Je vous remercie pour votre passion à donner le goût des sciences ainsi que de l'esprit et de la rigueur scientifiques ; je souscris pleinement à votre action.
A l'occasion de l'examen du projet de loi de finances rectificative, nous avions insisté sur l'importance de la diffusion de la culture scientifique et sur les moyens qu'il convient d'y consacrer.
Ce n'est pas à l'acquisition des connaissances qu'il convient de mettre des limites mais à leur usage. Il est également important de conduire des actions au niveau des territoires, sans pour autant disperser les actions. L'Office parlementaire d'évaluation des choix scientifiques et technologiques (OPECST) s'est engagé dans des actions envers les territoires, avec l'Académie des sciences. Quelles actions opérationnelles comptez-vous conduire dans ce domaine ?
Je souhaite revenir sur le projet de quatrième travée : lorsque l'on cherche des financements il est bien sûr facile de répondre aux propositions d'un promoteur privé et d'envisager un multiplexe, mais il faut être vigilant sur ce qui sera proposé. En ma qualité d'élu de l'est parisien, je suis un peu inquiet sur le multiplexe qui généralement ne fait pas suffisamment de place pour le cinéma d'art et essai. Il serait intéressant que des groupes privés puissent montrer les applications des nouvelles technologies du futur et leurs conséquences pour nos concitoyens.
Je souhaiterais aborder la question de vos relations avec les collectivités territoriales qui financent aujourd'hui de nombreux projets éducatifs, à la demande des établissements scolaires à travers des conventions conclues avec des musées pour permettre des visites et des travaux pratiques. Etes-vous intéressée par de tels partenariats ? A l'heure où l'on s'interroge sur la suppression éventuelle de la clause générale de compétence, il est légitime de s'inquiéter sur les conséquences en matière d'éducation à la culture scientifique et technique.
président - Je vous remercie Madame la présidente. Juste une remarque : vous n'avez pas mentionné la Cité de la musique qui est pourtant votre voisine. Quelles sont vos relations avec cet autre établissement culturel ?
Je tiens tout d'abord à remercier le professeur Etienne et à saluer le travail de l'OPECST et notamment aux partenariats lancés avec l'Académie des sciences. Il nous faut réfléchir à la meilleure façon d'associer l'Office à la réflexion engagée dans le cadre du forum territorial.
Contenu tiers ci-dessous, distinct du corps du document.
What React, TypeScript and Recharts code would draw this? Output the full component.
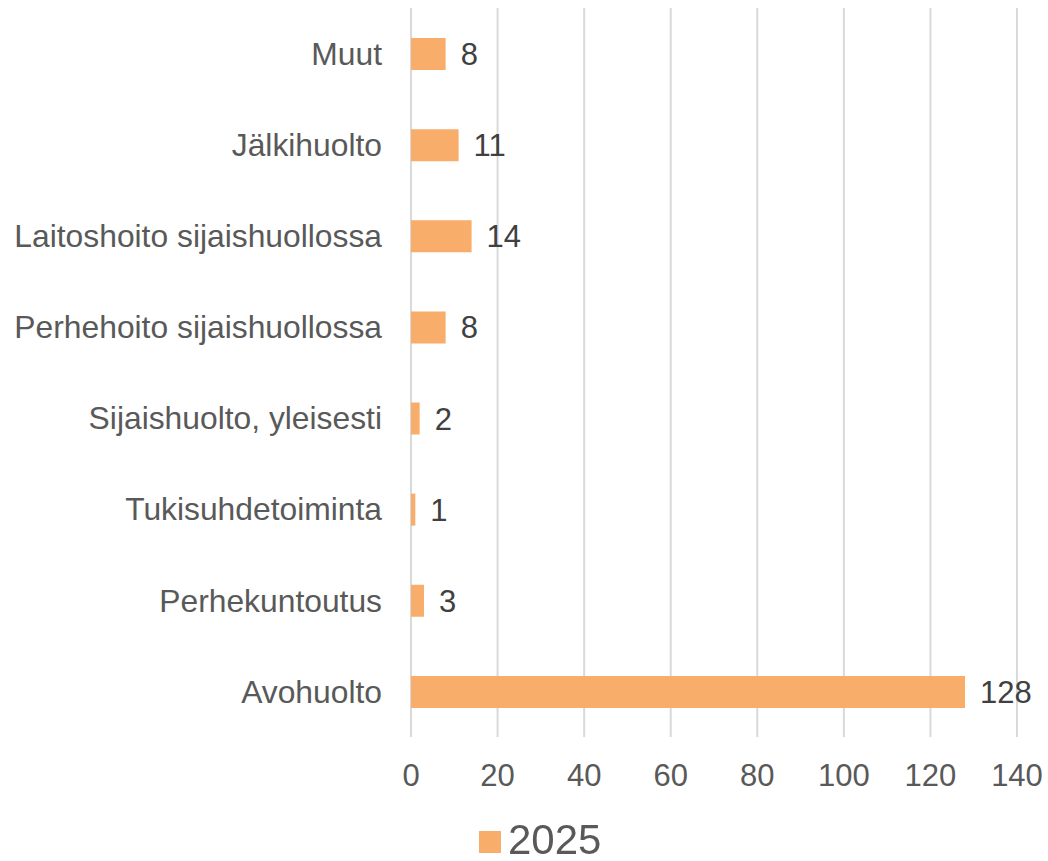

Concernant la quatrième travée, je rappelle que le contrat a été conclu, il y a plusieurs années, mais que le projet a été interrompu en raison de la crise financière. C'est un engagement conjoint de l'Etat, de la région Ile-de-France et de la ville de Paris depuis plus de vingt ans. Je suis heureuse d'avoir l'opportunité de le concrétiser et de pouvoir bâtir un véritable projet culturel à travers la création d'une Cité du numérique, de résidences d'artistes et pourquoi pas de vitrines des technologies du futur.
Je n'ai pas mentionné la Cité de la musique mais je peux vous rassurer, Monsieur le président, nous entretenons de très bonnes relations avec notre voisin et envisageons une véritable politique de site.
La commission nomme M. Serge Lagauche rapporteur sur la proposition de loi n° 411 (2009-2010) relative à l'équipement numérique des établissements de spectacles cinématographiques.
La commission autorise la publication du compte rendu de la table ronde sur l'avenir de la radio qui s'est tenue le 15 janvier dernier, effectuée dans le cadre du groupe d'études « Médias et nouvelles technologies » présidé par Mme Catherine Morin-Desailly.